Legacy Devices in eDiscovery 

Legacy devices or legacy systems are technology that is outdated or obsolete. That does not mean that these legacy devices are no longer in use. You may have heard about government agencies using computers that are half a century old and speak figuratively “ancient” languages like COBOL and Fortran – those systems are good examples of old technology processing new and relevant data.

You may not encounter a mainframe in litigation, but there is a good chance that you may encounter a case where eDiscovery requires you to review documents stored in a computer or device that no one remembers how to use. Legacy systems may require research, specialists, and extra care to access… potentially translating to unforeseen discovery costs. Here is an overview of legacy items to consider in eDiscovery and digital forensic investigations:

Tape Storage

Before hard drives, computer data was stored on magnetic tape. Today, data is still stored on magnetic tape! Tape storage is more reliable and potentially more affordable than other storage technology, so companies may use them to store current backups. You might encounter the use of tape drives when a business has a disaster recovery plan for their data or has too much data to store in “the cloud” (another computer or set of computers on the internet).

If tape drives are still popular, why are they first on the list of legacy devices? Tape drives may be discovered in formats that are no longer supported. The tape drive itself may require special hardware AND software to be accessed. If necessary hardware and software are no longer available from the manufacturer, you need an expert to convert tape data to a usable and reviewable format.

It is worth mentioning here a form of storage that may be more familiar from home use: cassette tapes. Audio, camcorder, and video cassettes use magnetic tape to store data. We still encounter these items as evidence, especially when dealing with an older CCTV surveillance systems. Cassette tapes are often converted to digital video to efficiently review and produce in litigation.

Floppy Disks

The iconic source of the common “save” icon in most computer software, floppy disks might be difficult to extract files from. You need specific hardware and software to read the data on a floppy disk, although that can be as simple as an older computer with a floppy disk drive. Even then, you should still contact a digital forensic expert to preserve data stored on floppy disks. When properly preserved, there is the potential to recover deleted data or portions of delete files from unallocated space. You may recall that the BTK Killer was identified and arrested in 2005 due to his use of a floppy disk to send letters. Police analyzed the drive to find a deleted document that contained his first name and the name of his church in its metadata. 

Feature Phones

“Feature Phones” is the nice term for “not-so-smart-phones” – mobile phones with some limited applications, often associated with the flip phones of the early 2000s. Because many people upgrade their smart phones annually, it’s rare to see someone using a feature phone. Even so, you may encounter them in desk drawers, safes, or even live use by a custodian! Cellular providers offer new flip phones to those looking for temporary or low-tech communication solutions. While these devices have nowhere near the volume of evidentiary data as smart phones, they should still be forensically preserved to produce call logs, text messages, images, and miscellaneous application data relevant to litigation.

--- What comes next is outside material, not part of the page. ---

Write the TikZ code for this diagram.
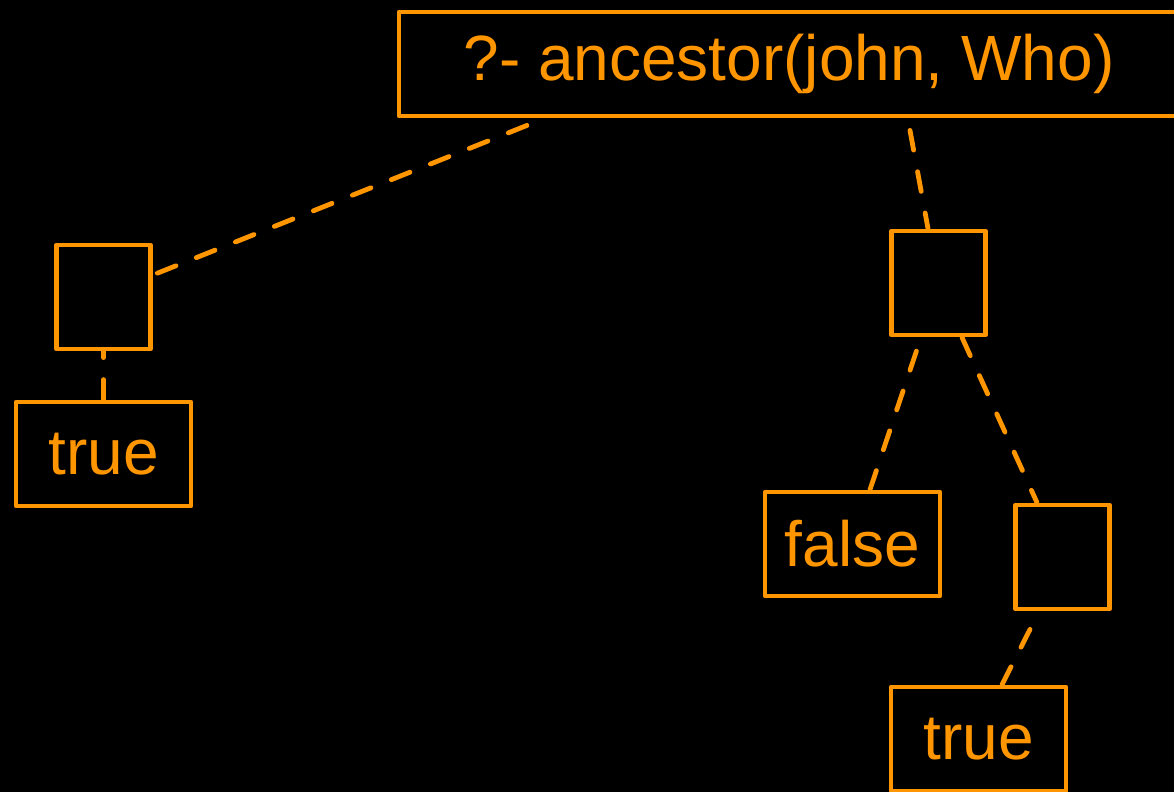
\documentclass[tikz,border=0pt]{standalone}
\usepackage{fontspec}
\setmainfont{Liberation Sans}
\usetikzlibrary{positioning,calc}
\definecolor{goalorange}{RGB}{255,150,0}
\tikzset{goal/.style={draw=goalorange, text=goalorange, line width=2.4pt, line join=round,
				inner sep=0pt, minimum height=52pt, font=\fontsize{32}{38}\selectfont},
			emptygoal/.style={goal, minimum width=47pt},
			leafgoal/.style={goal, minimum width=87.5pt},
			branch/.style={draw=goalorange, line width=2.4pt, line cap=round, dash pattern=on 10pt off 11pt}}

\begin{document}
\begin{tikzpicture}[x=0.5pt, y=-0.5pt]

					\useasboundingbox (0,0) rectangle (1174,792);
					\fill[black] (0,0) rectangle (1174,792);

					\node[goal, minimum width=390pt] (query) at (789,64) {?- ancestor(john, Who)};

					\node[emptygoal] (left) at (103.5,297) {};
					\node[leafgoal] (lefttrue) at (103.5,454) {true};

					\node[emptygoal] (right) at (938.5,283) {};
					\node[leafgoal] (rightfalse) at (852.5,544) {false};
					\node[emptygoal] (rightright) at (1062.5,557) {};
					\node[leafgoal] (righttrue) at (978.5,739) {true};

					\coordinate (qleft) at ($(query.south)+(-262,7)$);
					\coordinate (qright) at ($(query.south)+(121,12)$);

					\draw[branch] (qleft) -- ($(left.east)+(0,-22)$);
					\draw[branch] (qright) -- ($(right.north)+(-10.5,0)$);
					\draw[branch] (lefttrue.north) -- (left.south);
					\draw[branch] ($(rightfalse.north)+(17.5,0)$) -- ($(right.south)+(-21.5,12)$);
					\draw[branch] ($(right.south)+(23.5,0)$) -- ($(rightright.north)+(-25.5,0)$);
					\draw[branch] ($(righttrue.north)+(23.5,0)$) -- ($(rightright.south)+(-32.5,18)$);

				\end{tikzpicture}
\end{document}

Computers with Unsupported Software

Businesses may run antiquated or highly customized software to manage data like customer records or financial information. That software may be incompatible with newer systems or no longer be available from its publisher or manufacturer! A forensic expert can help you access information created by legacy software programs.

Hard Drives

Like tape drives, hard drives are still a very popular and affordable method of storage. Unfortunately, they have a limited life span, especially when viewed in the perspective of discovery timelines. The numbers vary by brand, but some estimates say that 4 years is the average life span for a hard drive! The less you use a drive, the longer it lasts, so this might not be an issue with a computer hard drive that has not been turned on in years. A hard drive can last 10 years… or fail within the first year of use.

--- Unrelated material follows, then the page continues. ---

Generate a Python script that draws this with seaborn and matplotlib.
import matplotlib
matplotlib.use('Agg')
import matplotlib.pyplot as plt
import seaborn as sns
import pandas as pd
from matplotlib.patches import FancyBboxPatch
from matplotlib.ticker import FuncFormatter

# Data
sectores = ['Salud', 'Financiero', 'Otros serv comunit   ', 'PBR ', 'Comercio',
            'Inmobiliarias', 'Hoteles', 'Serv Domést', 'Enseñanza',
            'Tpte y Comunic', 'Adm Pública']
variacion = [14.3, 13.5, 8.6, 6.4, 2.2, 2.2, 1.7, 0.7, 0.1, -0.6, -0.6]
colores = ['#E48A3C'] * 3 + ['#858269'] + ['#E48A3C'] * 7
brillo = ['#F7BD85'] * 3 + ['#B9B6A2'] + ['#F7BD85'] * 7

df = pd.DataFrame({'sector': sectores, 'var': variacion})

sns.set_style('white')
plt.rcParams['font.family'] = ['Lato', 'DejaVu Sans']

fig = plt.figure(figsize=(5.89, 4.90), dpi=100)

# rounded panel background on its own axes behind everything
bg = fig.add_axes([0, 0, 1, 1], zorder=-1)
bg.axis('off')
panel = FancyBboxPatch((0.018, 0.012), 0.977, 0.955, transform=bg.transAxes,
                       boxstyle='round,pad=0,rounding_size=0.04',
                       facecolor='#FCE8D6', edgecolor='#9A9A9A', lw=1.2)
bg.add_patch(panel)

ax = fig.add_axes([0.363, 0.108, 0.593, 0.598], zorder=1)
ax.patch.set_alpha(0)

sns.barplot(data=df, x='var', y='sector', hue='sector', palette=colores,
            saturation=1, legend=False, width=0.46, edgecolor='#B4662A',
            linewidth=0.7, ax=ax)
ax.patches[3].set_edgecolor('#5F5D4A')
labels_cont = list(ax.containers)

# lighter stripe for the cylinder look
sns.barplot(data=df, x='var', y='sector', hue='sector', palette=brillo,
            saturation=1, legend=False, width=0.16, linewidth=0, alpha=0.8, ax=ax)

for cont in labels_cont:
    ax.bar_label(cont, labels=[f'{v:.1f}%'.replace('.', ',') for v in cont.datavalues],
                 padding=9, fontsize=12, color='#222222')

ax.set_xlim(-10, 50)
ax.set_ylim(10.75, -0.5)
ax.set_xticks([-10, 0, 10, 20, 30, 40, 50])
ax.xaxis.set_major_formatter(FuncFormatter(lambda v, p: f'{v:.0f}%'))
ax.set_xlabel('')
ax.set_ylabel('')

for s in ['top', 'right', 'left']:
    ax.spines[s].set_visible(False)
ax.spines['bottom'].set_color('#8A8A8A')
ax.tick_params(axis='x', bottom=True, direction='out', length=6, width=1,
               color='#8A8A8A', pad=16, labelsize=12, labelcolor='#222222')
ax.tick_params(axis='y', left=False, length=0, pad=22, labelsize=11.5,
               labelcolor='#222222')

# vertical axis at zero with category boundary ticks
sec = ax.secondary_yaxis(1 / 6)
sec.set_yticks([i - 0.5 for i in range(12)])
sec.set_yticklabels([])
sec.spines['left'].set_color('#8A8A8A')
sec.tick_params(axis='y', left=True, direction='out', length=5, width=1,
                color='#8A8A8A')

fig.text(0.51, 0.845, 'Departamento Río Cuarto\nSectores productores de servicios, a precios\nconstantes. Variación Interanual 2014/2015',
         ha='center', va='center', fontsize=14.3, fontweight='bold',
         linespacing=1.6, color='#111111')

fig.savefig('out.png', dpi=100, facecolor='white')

Hard drives are vulnerable to physical damage from dropping or vibration. Physical damage can make them more expensive to recover, if not impossible to recover.

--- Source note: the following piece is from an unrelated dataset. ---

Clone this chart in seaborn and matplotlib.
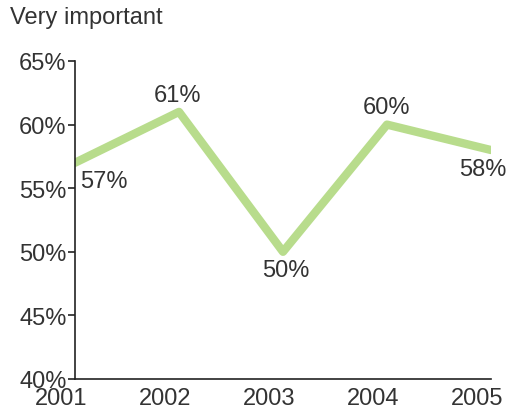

Another consideration when preserving hard drives is their configuration. A computer system can structure data on a hard drive using RAID technology, which simply reorganizes and/or mirrors data among multiple drives. This configuration can require RAID software or hardware to piece the data back together. A computer drive can also be encrypted by hardware built into a laptop or other computer in such a way that the data is irrecoverable if that device fails. The older any of these dependent components are, whether hardware or software, the more likely it is that specialized knowledge is necessary to produce documents for review.